The DMK was predictably reluctant to enable a rebel to become chairman, but Ramadoss played some brinkmanship game to make the big brother come round, it is said. The rebel-defector would be elected chairman of Tindivanam with the support of the DMK, which has ten councilors.

For all his avowed Dalit concerns, Ramadoss would not cede the chairmanship to the DPI, which, incidentally, has done better than the PMK, winning two wards in that town. Indeed only when it looked like the chairmanship could go to the DPI, Ramadoss induced the DMK rebel to cross over, it is claimed. How could   a Vanniyar leader stand a Dalit municipal chairman, please?

So Ramadoss can keep on with his wheeling dealing endlessly, thanks to the gullibility of his constituency, but certainly all his threats to capture power in the not too distant future and install his own dear son as the Chief Minister would hereafter sound hollow.






The fairy tale that started in 1991 when it made a stunning debut by polling a good number of votes in many places, even pushing the DMK to the third place in one constituency, seems to be coming to an end. It may remain a bit player, yes, and nothing more.

That is some good news for the people of Tamil Nadu. I am not denouncing the PMK from a Cho-like middle class perspective. Far from it. I am actually angry that Ramadoss has betrayed his own constituency.

The party that sought to be more Dravidian than the rest and vowed to bring together the backward castes and the Dalits, now stands exposed as yet another ugly outgrowth of our democracy.

Vanniyars still tend to look down upon Dalits, and mutual accommodation is difficult to come by. The PMK has not meant empowerment of Vanniyars either, except for giving them an illusory pride that they have got some clout even at the national level.
PMK MPs and MLAs remain as distant from the people as the rest of their ilk, busy as they are feathering their own nests.

Economically and socially, the northern districts remain as underdeveloped as they were  two decades ago, and there is no sign that things could change for the better in the near future.

The violence that the PMK unleashed, once mistaken for subaltern stirring, has now become plain thuggery aimed at shoring up the fortunes of a few individuals.
Decibel levels crash and eyeballs pop up in many circuits whenever any mention is made of the empire built up by the father-son duo. (The son is of course our dynamic Union Health Minister Anbumani Ramadoss.)

Has not the father Ramadoss done anything really useful, say for his own community at least, apart from the trickle down effect.

Ah, well, his Thamizhosai, a daily and Makkal Tholaikkaatchi, a TV channel, both deserve to be lauded richly.

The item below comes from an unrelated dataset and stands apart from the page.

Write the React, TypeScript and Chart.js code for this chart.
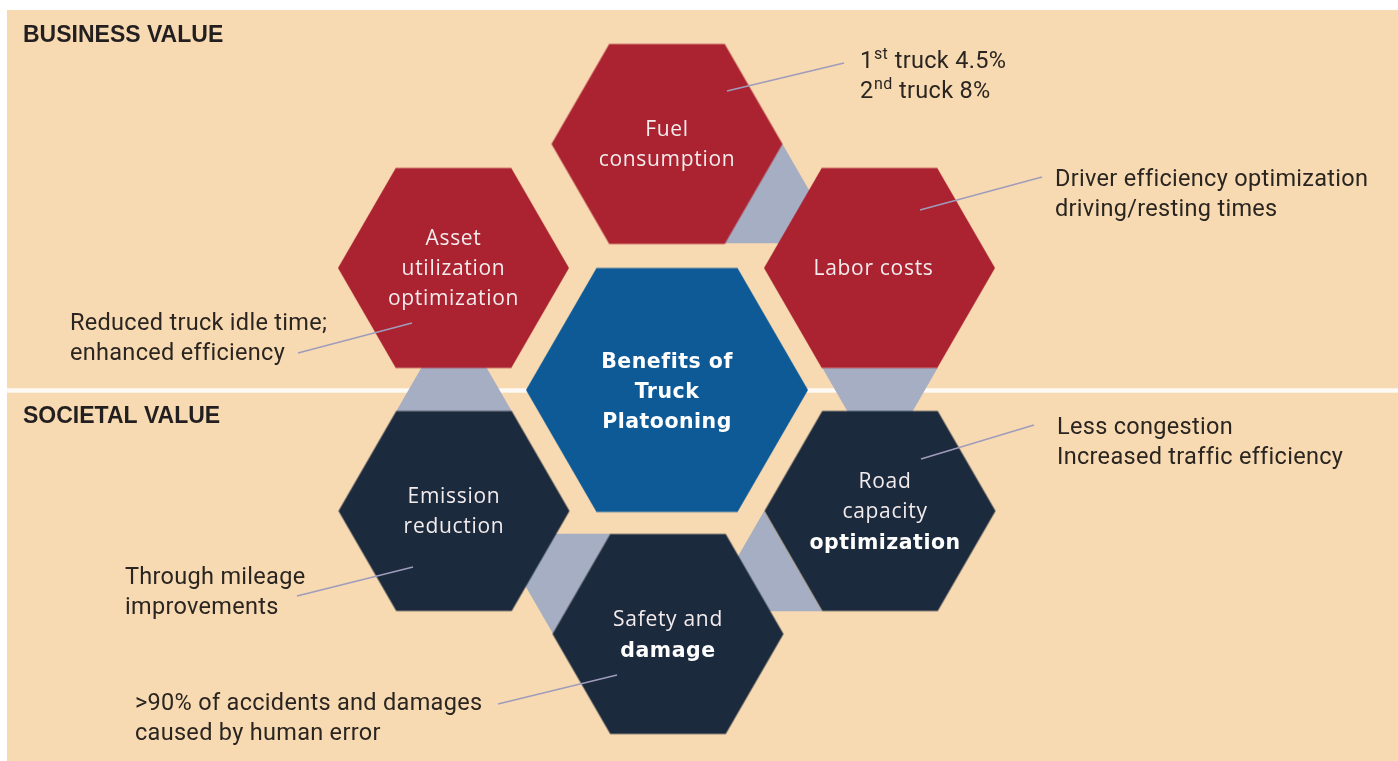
import React, { useEffect, useRef } from 'react';
import { Chart, registerables } from 'chart.js';

Chart.register(...registerables);

const CANVAS_W = 1398;
const CANVAS_H = 761;

// ---------------- data ----------------
const hexCenterX = [667, 453.5, 879.5, 667, 454, 880, 668];
const hexCenterY = [144, 268, 268, 390, 511, 511, 634];
const hexKinds = ['business', 'business', 'business', 'core', 'societal', 'societal', 'societal'];
const hexLabelLines = [
  ['Fuel', 'consumption'],
  ['Asset', 'utilization', 'optimization'],
  ['Labor costs'],
  ['Benefits of', 'Truck', 'Platooning'],
  ['Emission', 'reduction'],
  ['Road', 'capacity', 'optimization'],
  ['Safety and', 'damage'],
];
const hexLabelBold = [
  [false, false],
  [false, false, false],
  [false],
  [true, true, true],
  [false, false],
  [false, false, true],
  [false, true],
];

const linkX = [782, 880, 764, 553, 454];
const linkY = [210, 401, 578, 567, 378];
const linkRotation = [0, 180, 0, 180, 0];

const noteLines = [
  ['1^st truck 4.5%', '2^nd truck 8%'],
  ['Driver efficiency optimization', 'driving/resting times'],
  ['Reduced truck idle time;', 'enhanced efficiency'],
  ['Less congestion', 'Increased traffic efficiency'],
  ['Through mileage', 'improvements'],
  ['>90% of accidents and damages', 'caused by human error'],
];
const noteX = [860, 1055, 70, 1057, 125, 135];
const noteY = [68, 186, 330, 434, 584, 710];

const leaderStartX = [727, 920, 412, 921, 413, 617];
const leaderStartY = [91, 210, 323, 459, 567, 675];
const leaderEndX = [844, 1042, 298, 1034, 297, 498];
const leaderEndY = [63, 177, 353, 425, 596, 704];

const sectionTitles = ['BUSINESS VALUE', 'SOCIETAL VALUE'];
const sectionTitleX = [23, 23];
const sectionTitleY = [42, 423];

// ---------------- layout / styles ----------------
const LABEL_SHIFT_X = [0, 0, -6, 0, 0, 5, 0];
const HEX_COLOR: Record<string, string> = { business: '#ab2230', core: '#0e5a97', societal: '#1b2a3d' };
const HEX_R: Record<string, number> = { business: 115.5, core: 141, societal: 115.5 };
const LINK_COLOR = '#a5aec2';
const LEADER_COLOR = '#9f9cbc';
const PEACH = '#f7dab2';
const NOTE_COLOR = '#2a2520';
const PANEL_LEFT = 7;
const PANEL_TOP = 10;
const SEPARATOR_Y = 390.5;

function makeHex(R: number, color: string): HTMLCanvasElement {
  const h = Math.sqrt(3) * R;
  const c = document.createElement('canvas');
  c.width = Math.ceil(2 * R + 2);
  c.height = Math.ceil(h + 2);
  const g = c.getContext('2d')!;
  const cx = c.width / 2;
  const cy = c.height / 2;
  g.beginPath();
  for (let i = 0; i < 6; i++) {
    const a = (Math.PI / 3) * i;
    const px = cx + R * Math.cos(a);
    const py = cy + R * Math.sin(a);
    if (i === 0) g.moveTo(px, py);
    else g.lineTo(px, py);
  }
  g.closePath();
  g.fillStyle = color;
  g.fill();
  return c;
}

function drawRich(ctx: CanvasRenderingContext2D, text: string, x: number, y: number, font: string, supFont: string) {
  const parts = text.split(/(\^\w+)/).filter((p) => p.length > 0);
  let cx = x;
  for (const p of parts) {
    if (p.startsWith('^')) {
      const t = p.slice(1);
      ctx.font = supFont;
      ctx.fillText(t, cx + 0.5, y - 9);
      cx += ctx.measureText(t).width + 1;
    } else {
      ctx.font = font;
      ctx.fillText(p, cx, y);
      cx += ctx.measureText(p).width;
    }
  }
}

const backgroundPlugin = {
  id: 'infographicBackground',
  beforeDraw(chart: any) {
    const { ctx } = chart;
    const xs = chart.scales.x;
    const ys = chart.scales.y;
    ctx.save();
    ctx.fillStyle = '#ffffff';
    ctx.fillRect(0, 0, chart.width, chart.height);
    const x0 = xs.getPixelForValue(PANEL_LEFT);
    const y0 = ys.getPixelForValue(PANEL_TOP);
    ctx.fillStyle = PEACH;
    ctx.fillRect(x0, y0, chart.width - x0, chart.height - y0);
    const sy = ys.getPixelForValue(SEPARATOR_Y);
    ctx.fillStyle = '#fdfaf5';
    ctx.fillRect(x0, sy - 2.2, chart.width - x0, 4.4);
    ctx.fillStyle = '#231f20';
    ctx.textAlign = 'left';
    ctx.textBaseline = 'alphabetic';
    ctx.font = 'bold 23px "Liberation Sans", Arial, sans-serif';
    sectionTitles.forEach((t, i) => {
      ctx.fillText(t, xs.getPixelForValue(sectionTitleX[i]), ys.getPixelForValue(sectionTitleY[i]));
    });
    ctx.restore();
  },
};

const labelPlugin = {
  id: 'infographicLabels',
  afterDatasetsDraw(chart: any) {
    const { ctx } = chart;
    const xs = chart.scales.x;
    const ys = chart.scales.y;
    const meta = chart.getDatasetMeta(0);
    ctx.save();
    ctx.textAlign = 'center';
    ctx.textBaseline = 'middle';
    meta.data.forEach((el: any, i: number) => {
      const lines = hexLabelLines[i];
      const n = lines.length;
      lines.forEach((line, j) => {
        const bold = hexLabelBold[i][j];
        let yy = el.y - (n - 1) * 15 + j * 30 + 1;
        if (bold) {
          ctx.font = 'bold 20.5px "DejaVu Sans", sans-serif';
          ctx.fillStyle = '#ffffff';
          (ctx as any).letterSpacing = '0.5px';
          yy += 1.5;
        } else {
          ctx.font = '21px "Open Sans", "Noto Sans", sans-serif';
          ctx.fillStyle = '#f3eced';
          (ctx as any).letterSpacing = '0.7px';
        }
        ctx.fillText(line, el.x + LABEL_SHIFT_X[i], yy);
      });
    });
    (ctx as any).letterSpacing = '0.3px';
    ctx.textAlign = 'left';
    ctx.textBaseline = 'alphabetic';
    ctx.fillStyle = NOTE_COLOR;
    noteLines.forEach((lines, i) => {
      lines.forEach((line, j) => {
        drawRich(
          ctx,
          line,
          xs.getPixelForValue(noteX[i]),
          ys.getPixelForValue(noteY[i] + j * 29.5),
          '23.5px Roboto, "Liberation Sans", sans-serif',
          '16px Roboto, "Liberation Sans", sans-serif'
        );
      });
    });
    ctx.restore();
  },
};

export default function App() {
  const canvasRef = useRef<HTMLCanvasElement | null>(null);

  useEffect(() => {
    const canvas = canvasRef.current;
    if (!canvas) return;
    const hexStyles = hexKinds.map((k) => makeHex(HEX_R[k], HEX_COLOR[k]));

    const datasets: any[] = [
      {
        label: 'benefits',
        data: hexCenterX.map((x, i) => ({ x, y: hexCenterY[i] })),
        pointStyle: hexStyles,
        pointRadius: hexKinds.map((k) => HEX_R[k]),
        pointHoverRadius: hexKinds.map((k) => HEX_R[k]),
        showLine: false,
        order: 2,
        clip: false,
      },
      {
        label: 'links',
        data: linkX.map((x, i) => ({ x, y: linkY[i] })),
        pointStyle: 'triangle',
        pointRadius: 115.5 / Math.sqrt(3),
        pointHoverRadius: 115.5 / Math.sqrt(3),
        pointRotation: linkRotation,
        backgroundColor: LINK_COLOR,
        borderWidth: 0,
        pointBorderWidth: 0,
        showLine: false,
        order: 3,
        clip: false,
      },
    ];
    leaderStartX.forEach((sx, i) => {
      datasets.push({
        label: 'leader' + i,
        data: [
          { x: sx, y: leaderStartY[i] },
          { x: leaderEndX[i], y: leaderEndY[i] },
        ],
        showLine: true,
        borderColor: LEADER_COLOR,
        borderWidth: 1.6,
        pointRadius: 0,
        pointHoverRadius: 0,
        fill: false,
        order: 1,
        clip: false,
      });
    });

    const chart = new Chart(canvas, {
      type: 'scatter',
      data: { datasets },
      options: {
        animation: false,
        responsive: false,
        maintainAspectRatio: false,
        devicePixelRatio: 1,
        layout: { padding: 0, autoPadding: false },
        events: [],
        plugins: {
          legend: { display: false },
          tooltip: { enabled: false },
          title: { display: false },
        },
        scales: {
          x: { type: 'linear', min: 0, max: CANVAS_W, display: false },
          y: { type: 'linear', min: 0, max: CANVAS_H, reverse: true, display: false },
        },
      },
      plugins: [backgroundPlugin, labelPlugin],
    });
    return () => chart.destroy();
  }, []);

  return (
    <div style={{ position: 'fixed', left: 0, top: 0, width: CANVAS_W, height: CANVAS_H, background: '#fff' }}>
      <canvas ref={canvasRef} width={CANVAS_W} height={CANVAS_H} style={{ display: 'block', width: CANVAS_W, height: CANVAS_H }} />
    </div>
  );
}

While the former is an unlikely party newspaper, providing as it does some healthy fare, carrying reports on issues that really matter to people at large and keeping party propaganda to the minimum, the TV channel studiously avoids all titillation stuff and seeks to promote folk arts.

Perhaps the best case scenario would be for the PMK to be so completely marginalized that its founder would devote his attention full time to the TV and the newspaper - the son has no such interest, one learns, and he would be happy to live off his present earnings for the rest of his life.

What next then? Vijayakanth is certainly no appetizing alternative, and I can't bring myself to say anyone or anything is better than Ramadoss and his PMK.
Where am I then? Despairing, as usual, but am certainly buoyed up that yet another traitor to the oppressed masses might fall by the wayside. At least that is how it looks like at this juncture.